Knights still relevant in modern world

  • August 25, 2008

{mosimage}QUEBEC CITY - At its inception in 1882, the Knights of Columbus played an important role in supporting poor Catholic immigrant families in Connecticut. During a difficult social period for Catholics in America, the Knights of Columbus, started by Fr. Michael J. McGivney, offered financial aid benefits and fraternal encouragement in daily life, soon after expanding to Canada in 1897.

Over the years, the Knights have grown to include more than 13,000 councils and 1.7 million members throughout the United States, Canada, the Philippines, Mexico, Poland, the Dominican Republic, Puerto Rico, Panama, the Bahamas, the Virgin Islands, Guatemala, Guam and Saipan. And while the order continues to provide Knights and their families with life insurance, the Knights of Columbus have a lot more to offer in today’s society as an organization that raises millions of dollars yearly for charitable causes.

Supreme Knight Carl A. Anderson told Knights gathered for the 126th annual Supreme Convention in Quebec City Aug. 5-7 that their lay order is still more than relevant for the larger Catholic community today, for social and moral reasons.

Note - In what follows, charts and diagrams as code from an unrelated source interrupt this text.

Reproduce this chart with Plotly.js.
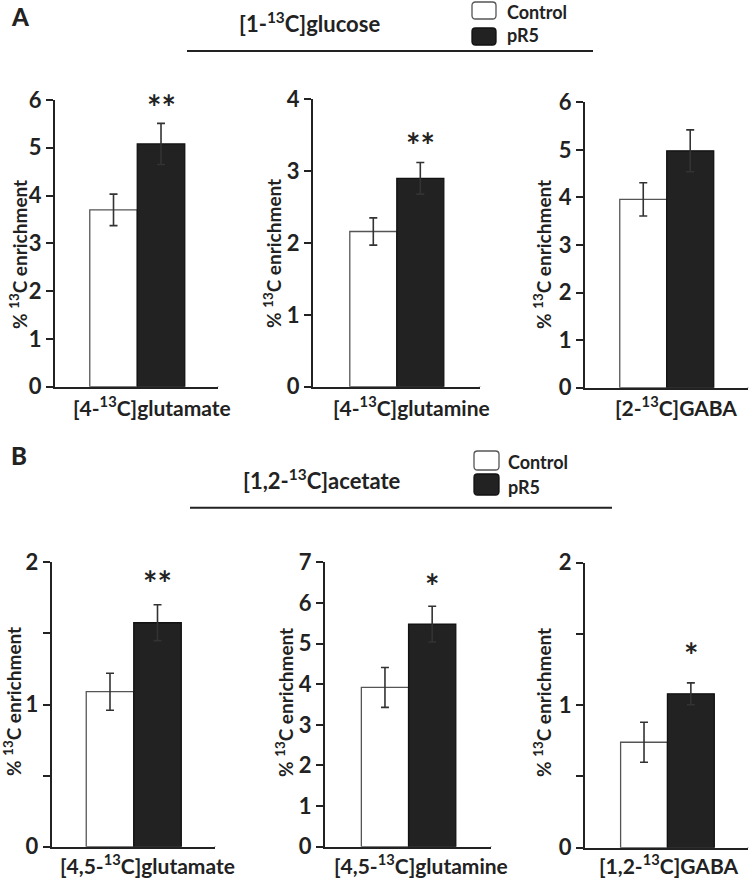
<!DOCTYPE html>
<html><head><meta charset="utf-8">
<script src="https://cdn.plot.ly/plotly-3.0.1.min.js"></script>
<style>html,body{margin:0;padding:0;background:#fff}#chart{width:750px;height:880px}</style>
</head><body><div id="chart"></div>
<script>
// ---------- DATA ----------
const series = ['Control', 'pR5'];
const panelLetters = ['A', 'B'];
const tracerTitles = ['[1-<sup>13</sup>C]glucose', '[1,2-<sup>13</sup>C]acetate'];
const metaboliteLabels = [
  '[4-<sup>13</sup>C]glutamate', '[4-<sup>13</sup>C]glutamine', '[2-<sup>13</sup>C]GABA',
  '[4,5-<sup>13</sup>C]glutamate', '[4,5-<sup>13</sup>C]glutamine', '[1,2-<sup>13</sup>C]GABA'
];
const controlMean = [3.70, 2.16, 3.96, 1.09, 3.92, 0.74];
const controlErr  = [0.33, 0.19, 0.35, 0.13, 0.49, 0.14];
const pr5Mean     = [5.08, 2.90, 4.98, 1.575, 5.48, 1.08];
const pr5Err      = [0.43, 0.22, 0.44, 0.126, 0.44, 0.077];
const significance = ['**', '**', '', '**', '*', '*'];
const yTickVals = [[0,1,2,3,4,5,6],[0,1,2,3,4],[0,1,2,3,4,5,6],[0,0.5,1,1.5,2],[0,1,2,3,4,5,6,7],[0,0.5,1,1.5,2]];
const yTickText = [['0','1','2','3','4','5','6'],['0','1','2','3','4'],['0','1','2','3','4','5','6'],['0','','1','','2'],['0','1','2','3','4','5','6','7'],['0','','1','','2']];
const yAxisTitle = '% <sup>13</sup>C enrichment';

// ---------- LAYOUT GEOMETRY (pixels) ----------
const W = 750, H = 880;
const px = x => x / W, py = y => 1 - y / H;
const boxes = [
  {x0:55,  x1:218, y0:100,   y1:386.7, xr:[-1.232,2.20], lab:0.82, star:-6, tx:18,  ty:255},
  {x0:313, x1:480, y0:99.3,  y1:386.7, xr:[-1.283,2.27], lab:0.82, star:-4, tx:273, ty:254},
  {x0:585, x1:748, y0:102.3, y1:387.7, xr:[-1.24,2.23],  lab:0.70, star:0,  tx:542, ty:255},
  {x0:51.7,x1:215, y0:562.3, y1:846.7, xr:[-1.227,2.21], lab:0.78, star:0,  tx:12,  ty:702},
  {x0:325, x1:491, y0:562.3, y1:846.7, xr:[-1.27,2.246], lab:0.76, star:-2, tx:284, ty:703},
  {x0:585, x1:748, y0:562.7, y1:847.7, xr:[-1.26,2.22],  lab:0.52, star:6,  tx:542, ty:703}
];
const rowGeom = [
  {letterY:16, titleX:309, titleY:23, lineY:51, lineX0:187, lineX1:593,
   legBoxX0:472, legBoxX1:496, legBoxes:[[2,19],[28,45]], legTextX:505, legTextY:[12,35], labBottom:422},
  {letterY:455, titleX:322, titleY:480, lineY:507.7, lineX0:190, lineX1:612,
   legBoxX0:474, legBoxX1:499, legBoxes:[[451,470],[474,495]], legTextX:506, legTextY:[462,487], labBottom:880}
];
const FONT = 'Lato, "Open Sans", sans-serif';
const INK = '#222';
const seriesFill = ['#ffffff', '#222222'];
const seriesLine = ['#555555', '#111111'];

function roundRect(x0, x1, top, bottom, r) {
  const a = px(x0), b = px(x1), t = py(top), u = py(bottom), rx = r / W, ry = r / H;
  return `M ${a+rx},${t} L ${b-rx},${t} Q ${b},${t} ${b},${t-ry} L ${b},${u+ry} Q ${b},${u} ${b-rx},${u} ` +
         `L ${a+rx},${u} Q ${a},${u} ${a},${u+ry} L ${a},${t-ry} Q ${a},${t} ${a+rx},${t} Z`;
}

const data = [], annotations = [], shapes = [];
const layout = {
  width: W, height: H, margin: {l:0, r:0, t:0, b:0},
  paper_bgcolor: '#fff', plot_bgcolor: 'rgba(0,0,0,0)',
  showlegend: false, barmode: 'overlay', bargap: 0,
  font: {family: FONT, color: INK}
};

boxes.forEach((b, i) => {
  const n = i === 0 ? '' : String(i + 1);
  const xa = 'x' + n, ya = 'y' + n;
  const means = [controlMean[i], pr5Mean[i]];
  const errs = [controlErr[i], pr5Err[i]];
  series.forEach((s, k) => {
    data.push({
      type: 'bar', x: [s], y: [means[k]], xaxis: xa, yaxis: ya, name: s,
      marker: {color: seriesFill[k], line: {color: seriesLine[k], width: 1.3}},
      error_y: {type: 'data', array: [errs[k]], visible: true, color: '#333', thickness: 1.6, width: 4},
      hoverinfo: 'skip'
    });
  });
  const ymax = yTickVals[i][yTickVals[i].length - 1];
  layout['xaxis' + n] = {
    domain: [px(b.x0), px(b.x1)], anchor: ya, type: 'category', categoryarray: series,
    range: b.xr, showline: true, linewidth: 2, linecolor: INK, showticklabels: false,
    ticks: '', showgrid: false, zeroline: false, fixedrange: true
  };
  layout['yaxis' + n] = {
    domain: [py(b.y1), py(b.y0)], anchor: xa, range: [0, ymax],
    tickmode: 'array', tickvals: yTickVals[i], ticktext: yTickText[i],
    showline: true, linewidth: 2, linecolor: INK, ticks: 'outside', ticklen: 7, tickwidth: 2, tickcolor: INK,
    showgrid: false, zeroline: false, fixedrange: true,
    tickfont: {family: FONT, size: 22, color: INK, weight: 700}
  };
  annotations.push({xref: 'paper', yref: 'paper', x: px(b.tx), y: py(b.ty), text: yAxisTitle, textangle: -90,
    showarrow: false, xanchor: 'center', yanchor: 'middle', font: {family: FONT, size: 19, color: INK, weight: 700}});
  shapes.push({type: 'line', xref: xa + ' domain', yref: ya, x0: 1, x1: 1,
    ysizemode: 'pixel', yanchor: 0, y0: 0, y1: -7, line: {color: INK, width: 2}});
  const row = rowGeom[i < 3 ? 0 : 1];
  annotations.push({xref: xa, yref: 'paper', x: b.lab, y: py(row.labBottom), text: metaboliteLabels[i],
    showarrow: false, xanchor: 'center', yanchor: 'bottom', font: {family: FONT, size: 21, color: INK, weight: 700}});
  if (significance[i]) {
    annotations.push({xref: xa, yref: ya, x: series[1], y: pr5Mean[i] + pr5Err[i], text: significance[i],
      showarrow: false, xanchor: 'center', yanchor: 'bottom', yshift: b.star,
      font: {family: FONT, size: 34, color: INK, weight: 700}});
  }
});

rowGeom.forEach((r, j) => {
  annotations.push({xref: 'paper', yref: 'paper', x: px(9), y: py(r.letterY), text: panelLetters[j],
    showarrow: false, xanchor: 'left', yanchor: 'middle', font: {family: FONT, size: 24, color: INK, weight: 900}});
  annotations.push({xref: 'paper', yref: 'paper', x: px(r.titleX), y: py(r.titleY), text: tracerTitles[j],
    showarrow: false, xanchor: 'center', yanchor: 'middle', font: {family: FONT, size: 22, color: INK, weight: 700}});
  shapes.push({type: 'line', xref: 'paper', yref: 'paper', x0: px(r.lineX0), x1: px(r.lineX1), y0: py(r.lineY), y1: py(r.lineY),
    line: {color: INK, width: 2}});
  series.forEach((s, k) => {
    shapes.push({type: 'path', xref: 'paper', yref: 'paper',
      path: roundRect(r.legBoxX0, r.legBoxX1, r.legBoxes[k][0], r.legBoxes[k][1], 3.5),
      fillcolor: seriesFill[k], line: {color: seriesLine[k], width: 1.3}});
    annotations.push({xref: 'paper', yref: 'paper', x: px(r.legTextX), y: py(r.legTextY[k]), text: s,
      showarrow: false, xanchor: 'left', yanchor: 'middle', font: {family: FONT, size: 18, color: INK, weight: 700}});
  });
});

layout.annotations = annotations;
layout.shapes = shapes;
Plotly.newPlot('chart', data, layout, {displayModeBar: false, staticPlot: true});
</script>
</body></html>
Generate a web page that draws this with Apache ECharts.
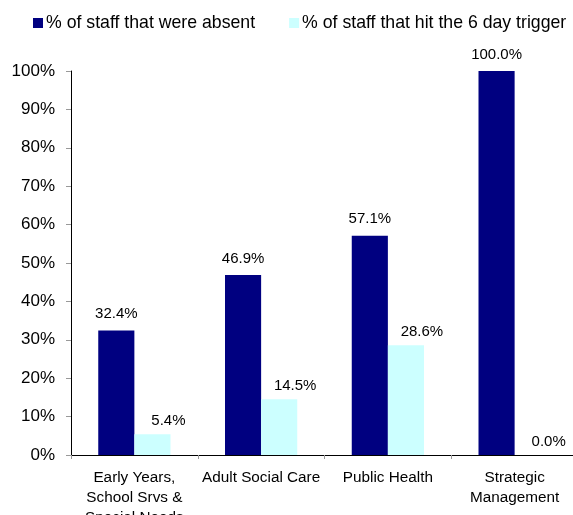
<!DOCTYPE html>
<html>
<head>
<meta charset="utf-8">
<script src="https://cdn.jsdelivr.net/npm/echarts@6/dist/echarts.min.js"></script>
<style>
  html, body { margin: 0; padding: 0; background: #fff; }
  #main { width: 573px; height: 515px; }
</style>
</head>
<body>
<div id="main"></div>
<script>
// chart data
const categories = [
  'Early Years,\nSchool Srvs &\nSpecial Needs',
  'Adult Social Care',
  'Public Health',
  'Strategic\nManagement'
];
const seriesNames = ['% of staff that were absent', '% of staff that hit the 6 day trigger'];
const absentValues = [32.4, 46.9, 57.1, 100.0];
const triggerValues = [5.4, 14.5, 28.6, 0.0];

const font = 'Liberation Sans, Arial, sans-serif';

const myChart = echarts.init(document.getElementById('main'));

function pctLabel(p) { return p.value.toFixed(1) + '%'; }

const option = {
  animation: false,
  legend: {
    left: 33,
    top: 14,
    width: 600,
    padding: 0,
    itemWidth: 10,
    itemHeight: 10,
    itemGap: 34,
    icon: 'rect',
    textStyle: { fontSize: 17.7, fontFamily: font, color: '#000', padding: [0, 0, 0, -2] },
    data: seriesNames
  },
  grid: { left: 71, right: -5, top: 71, bottom: 60, containLabel: false, outerBoundsMode: 'none' },
  xAxis: {
    type: 'category',
    data: categories,
    axisLine: { lineStyle: { color: '#000', width: 1 } },
    axisTick: { show: true, length: 4, lineStyle: { color: '#999' } },
    axisLabel: {
      margin: 13,
      fontSize: 15.3,
      lineHeight: 20,
      fontFamily: font,
      color: '#000',
      interval: 0
    }
  },
  yAxis: {
    type: 'value',
    min: 0,
    max: 100,
    interval: 10,
    splitLine: { show: false },
    axisLine: { show: true, lineStyle: { color: '#000', width: 1 } },
    axisTick: { show: true, length: 5, lineStyle: { color: '#999' } },
    axisLabel: {
      margin: 16,
      fontSize: 17,
      fontFamily: font,
      color: '#000',
      formatter: '{value}%'
    }
  },
  series: [
    {
      name: seriesNames[0],
      type: 'bar',
      data: absentValues,
      barGap: '0%',
      barCategoryGap: '43%',
      itemStyle: { color: '#000080' },
      label: {
        show: true, position: 'top', distance: 9,
        color: '#000', fontSize: 15, fontFamily: font,
        formatter: pctLabel
      }
    },
    {
      name: seriesNames[1],
      type: 'bar',
      data: triggerValues,
      itemStyle: { color: '#CCFFFF' },
      label: {
        show: true, position: 'top', distance: 9, offset: [16, 3],
        color: '#000', fontSize: 15, fontFamily: font,
        formatter: pctLabel
      }
    }
  ]
};

myChart.setOption(option);
</script>
</body>
</html>
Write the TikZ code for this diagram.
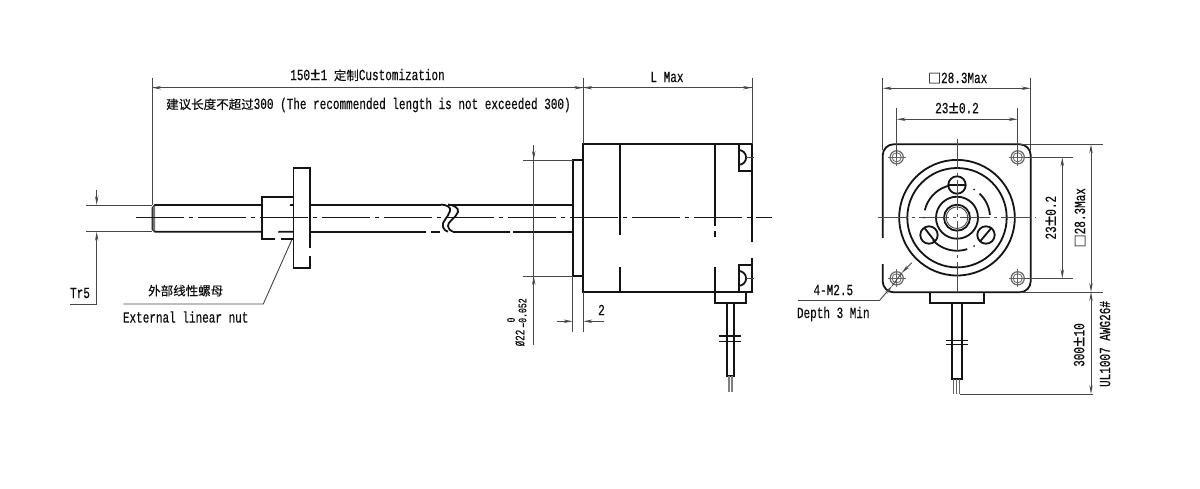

“I think the Knights are a good example of an organization dedicated to being part of the renewal that’s going on since the Second Vatican Council, especially with Pope Benedict XVI,” Anderson said.

The latest example of that is a new initiative by the Knights for Catholic men started in August called Fathers for Good ( The Fathers for Good initiative offers newsletters, forums, podcasts and other helpful means to discuss and learn more about fatherhood.

“Fathers for Good . . . will help young men in their 20s and 30s as they are starting their families,” he said.

Anderson said people often talk about vocations for the priesthood, and good formation, but the vocation and formation for fatherhood is often not as well attended to.

Yves Duceppe, the Knights’ supreme director from Quebec, said that initiative will serve Catholic men well in the long term, encouraging responsibility towards fatherhood and their moral duties. This comes at a time when Canadians are facing challenges in the courts to key Catholic beliefs on the family and human life, he added.

Duceppe said the Knights always adapt to the issues that play out in the social moment.

“In Canada, even though we are part of the order (worldwide), because we have some special concerns, even though we have the same principles and direction, our challenges are different,” he said.

For example, in Quebec, with the shortage of priests, the Knights continue strongly promoting vocations to the priesthood, he said.

A major focus for this year’s convention was Pope John Paul II’s “civilization of love,” with the encouragement to promote life and family in the context of events happening in today’s society. A resolution accepted at the convention called Knights to actively promote pro-life issues rather than simply reacting to specific events that counter them.

Adrien Bosse, associate representative for New Brunswick, said it’s important for the Knights to focus on the cause against abortion by providing support to young mothers who would otherwise opt for the easy way out of a pregnancy.

“We’re here for good causes. We say that we work as a family, helping each other and also helping other families,” Bosse said.

Bosse has been serving his community as a Knight for 28 years and said the key to being an active Knight is having a wife and family who are supportive of the volunteer activities.

“If there’s a Knight who contributes a lot it’s because he’s got a good wife behind him,” he said.

Overall, the number of Knights worldwide is on the rise, although numbers in Canada have slid over the years in certain jurisdictions like Quebec, although it continues to be the largest jurisdiction with half of Canada’s Knights.

Edward Gibney, state secretary for Saskatchewan, said he sees quite a few younger Knights (the average joining age worldwide is 39). He cites World Youth Day and the March for Life in Ottawa, which drew thousands of young people, as examples that young men are interested in their faith.

“Youth are very strong in their faith and if they see us standing up for issues, they will join. We need to be more visible,” he said.

He added it helps to have an active Columbian Squire program for teenagers because young men then learn about the Knights in their teens and are more likely to become a Knight once they hit the entry age of 18.

Among some of the Knight’s new initiatives to encourage membership are a new member annuity which will be available Sept. 1, and a new and compelling film biography of the order’s founder.